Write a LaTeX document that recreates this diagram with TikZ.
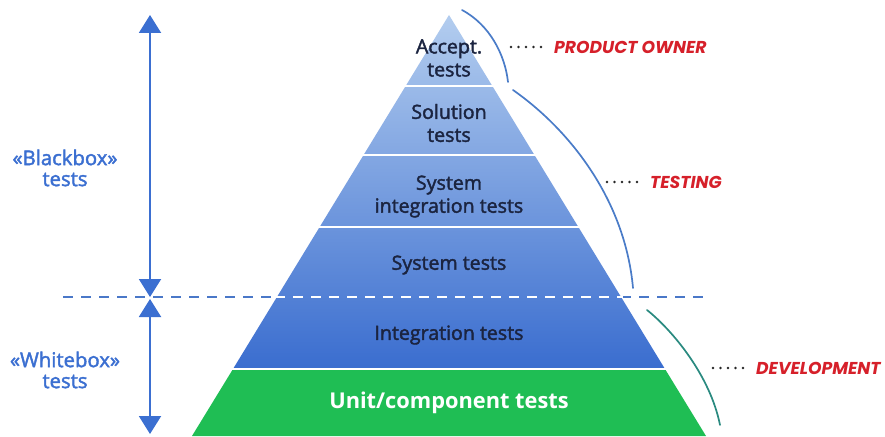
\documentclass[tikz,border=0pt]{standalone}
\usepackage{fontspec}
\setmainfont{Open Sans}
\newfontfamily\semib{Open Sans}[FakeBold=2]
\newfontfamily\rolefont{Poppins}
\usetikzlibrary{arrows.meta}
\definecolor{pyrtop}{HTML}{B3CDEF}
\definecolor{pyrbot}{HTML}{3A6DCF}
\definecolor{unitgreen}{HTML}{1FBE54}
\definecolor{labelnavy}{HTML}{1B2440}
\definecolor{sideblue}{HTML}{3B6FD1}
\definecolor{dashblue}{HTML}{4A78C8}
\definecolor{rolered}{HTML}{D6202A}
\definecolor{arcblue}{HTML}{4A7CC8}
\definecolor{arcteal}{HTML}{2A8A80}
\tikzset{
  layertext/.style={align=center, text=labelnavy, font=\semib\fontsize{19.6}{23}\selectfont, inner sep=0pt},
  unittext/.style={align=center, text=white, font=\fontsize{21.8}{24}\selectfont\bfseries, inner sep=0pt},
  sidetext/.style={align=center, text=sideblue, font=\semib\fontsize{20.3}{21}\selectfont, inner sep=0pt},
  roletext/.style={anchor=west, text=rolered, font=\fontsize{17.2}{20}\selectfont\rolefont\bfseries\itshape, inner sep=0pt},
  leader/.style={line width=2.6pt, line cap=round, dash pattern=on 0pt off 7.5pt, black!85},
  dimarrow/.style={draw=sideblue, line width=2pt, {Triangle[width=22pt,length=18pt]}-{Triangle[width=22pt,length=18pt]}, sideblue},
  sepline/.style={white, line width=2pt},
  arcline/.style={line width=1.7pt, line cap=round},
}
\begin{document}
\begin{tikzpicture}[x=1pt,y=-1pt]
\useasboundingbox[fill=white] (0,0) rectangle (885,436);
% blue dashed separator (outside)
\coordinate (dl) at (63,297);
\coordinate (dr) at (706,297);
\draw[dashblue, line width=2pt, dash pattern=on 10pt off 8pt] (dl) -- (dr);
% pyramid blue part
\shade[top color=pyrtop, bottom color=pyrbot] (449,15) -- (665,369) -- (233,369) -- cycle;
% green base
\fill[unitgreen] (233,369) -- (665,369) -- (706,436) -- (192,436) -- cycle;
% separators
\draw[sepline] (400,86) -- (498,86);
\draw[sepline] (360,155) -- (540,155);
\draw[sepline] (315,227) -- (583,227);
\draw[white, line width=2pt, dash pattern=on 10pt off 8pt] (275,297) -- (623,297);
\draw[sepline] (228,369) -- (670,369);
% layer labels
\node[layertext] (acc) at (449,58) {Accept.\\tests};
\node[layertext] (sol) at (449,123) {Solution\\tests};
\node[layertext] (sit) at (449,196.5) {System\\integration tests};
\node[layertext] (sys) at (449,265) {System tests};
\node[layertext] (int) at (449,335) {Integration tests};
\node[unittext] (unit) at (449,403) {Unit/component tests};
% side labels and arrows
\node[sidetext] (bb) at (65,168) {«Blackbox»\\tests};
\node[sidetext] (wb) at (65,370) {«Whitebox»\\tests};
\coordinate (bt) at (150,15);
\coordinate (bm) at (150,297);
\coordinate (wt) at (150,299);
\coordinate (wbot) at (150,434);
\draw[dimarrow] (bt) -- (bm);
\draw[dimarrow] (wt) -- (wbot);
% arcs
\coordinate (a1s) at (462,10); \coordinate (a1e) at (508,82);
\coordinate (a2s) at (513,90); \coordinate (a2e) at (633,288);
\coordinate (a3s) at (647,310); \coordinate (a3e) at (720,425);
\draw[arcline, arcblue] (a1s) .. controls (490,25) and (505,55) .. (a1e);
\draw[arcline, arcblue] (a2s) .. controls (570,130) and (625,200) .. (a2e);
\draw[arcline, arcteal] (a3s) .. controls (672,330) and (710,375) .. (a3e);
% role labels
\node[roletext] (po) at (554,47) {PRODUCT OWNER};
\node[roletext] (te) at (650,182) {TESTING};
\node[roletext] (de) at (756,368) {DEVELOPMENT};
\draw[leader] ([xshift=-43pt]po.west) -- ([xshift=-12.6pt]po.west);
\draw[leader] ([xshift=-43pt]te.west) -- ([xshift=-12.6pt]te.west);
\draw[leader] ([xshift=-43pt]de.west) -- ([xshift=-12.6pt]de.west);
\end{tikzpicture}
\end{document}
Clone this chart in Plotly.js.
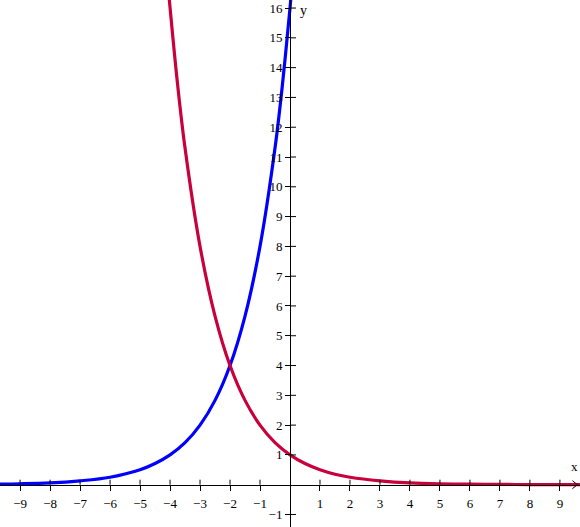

================

* _Aim_:
Transcribe every line in the entries above, taking out only the images.

* _Response to this exercise_:
Write a LaTeX document that recreates this diagram with TikZ.
\documentclass[tikz,border=0pt]{standalone}
\usepackage{fontspec}
\setmainfont{Open Sans}
\newfontfamily\semib{Open Sans}[FakeBold=2]
\newfontfamily\rolefont{Poppins}
\usetikzlibrary{arrows.meta}
\definecolor{pyrtop}{HTML}{B3CDEF}
\definecolor{pyrbot}{HTML}{3A6DCF}
\definecolor{unitgreen}{HTML}{1FBE54}
\definecolor{labelnavy}{HTML}{1B2440}
\definecolor{sideblue}{HTML}{3B6FD1}
\definecolor{dashblue}{HTML}{4A78C8}
\definecolor{rolered}{HTML}{D6202A}
\definecolor{arcblue}{HTML}{4A7CC8}
\definecolor{arcteal}{HTML}{2A8A80}
\tikzset{
  layertext/.style={align=center, text=labelnavy, font=\semib\fontsize{19.6}{23}\selectfont, inner sep=0pt},
  unittext/.style={align=center, text=white, font=\fontsize{21.8}{24}\selectfont\bfseries, inner sep=0pt},
  sidetext/.style={align=center, text=sideblue, font=\semib\fontsize{20.3}{21}\selectfont, inner sep=0pt},
  roletext/.style={anchor=west, text=rolered, font=\fontsize{17.2}{20}\selectfont\rolefont\bfseries\itshape, inner sep=0pt},
  leader/.style={line width=2.6pt, line cap=round, dash pattern=on 0pt off 7.5pt, black!85},
  dimarrow/.style={draw=sideblue, line width=2pt, {Triangle[width=22pt,length=18pt]}-{Triangle[width=22pt,length=18pt]}, sideblue},
  sepline/.style={white, line width=2pt},
  arcline/.style={line width=1.7pt, line cap=round},
}
\begin{document}
\begin{tikzpicture}[x=1pt,y=-1pt]
\useasboundingbox[fill=white] (0,0) rectangle (885,436);
% blue dashed separator (outside)
\coordinate (dl) at (63,297);
\coordinate (dr) at (706,297);
\draw[dashblue, line width=2pt, dash pattern=on 10pt off 8pt] (dl) -- (dr);
% pyramid blue part
\shade[top color=pyrtop, bottom color=pyrbot] (449,15) -- (665,369) -- (233,369) -- cycle;
% green base
\fill[unitgreen] (233,369) -- (665,369) -- (706,436) -- (192,436) -- cycle;
% separators
\draw[sepline] (400,86) -- (498,86);
\draw[sepline] (360,155) -- (540,155);
\draw[sepline] (315,227) -- (583,227);
\draw[white, line width=2pt, dash pattern=on 10pt off 8pt] (275,297) -- (623,297);
\draw[sepline] (228,369) -- (670,369);
% layer labels
\node[layertext] (acc) at (449,58) {Accept.\\tests};
\node[layertext] (sol) at (449,123) {Solution\\tests};
\node[layertext] (sit) at (449,196.5) {System\\integration tests};
\node[layertext] (sys) at (449,265) {System tests};
\node[layertext] (int) at (449,335) {Integration tests};
\node[unittext] (unit) at (449,403) {Unit/component tests};
% side labels and arrows
\node[sidetext] (bb) at (65,168) {«Blackbox»\\tests};
\node[sidetext] (wb) at (65,370) {«Whitebox»\\tests};
\coordinate (bt) at (150,15);
\coordinate (bm) at (150,297);
\coordinate (wt) at (150,299);
\coordinate (wbot) at (150,434);
\draw[dimarrow] (bt) -- (bm);
\draw[dimarrow] (wt) -- (wbot);
% arcs
\coordinate (a1s) at (462,10); \coordinate (a1e) at (508,82);
\coordinate (a2s) at (513,90); \coordinate (a2e) at (633,288);
\coordinate (a3s) at (647,310); \coordinate (a3e) at (720,425);
\draw[arcline, arcblue] (a1s) .. controls (490,25) and (505,55) .. (a1e);
\draw[arcline, arcblue] (a2s) .. controls (570,130) and (625,200) .. (a2e);
\draw[arcline, arcteal] (a3s) .. controls (672,330) and (710,375) .. (a3e);
% role labels
\node[roletext] (po) at (554,47) {PRODUCT OWNER};
\node[roletext] (te) at (650,182) {TESTING};
\node[roletext] (de) at (756,368) {DEVELOPMENT};
\draw[leader] ([xshift=-43pt]po.west) -- ([xshift=-12.6pt]po.west);
\draw[leader] ([xshift=-43pt]te.west) -- ([xshift=-12.6pt]te.west);
\draw[leader] ([xshift=-43pt]de.west) -- ([xshift=-12.6pt]de.west);
\end{tikzpicture}
\end{document}
Clone this chart in Plotly.js.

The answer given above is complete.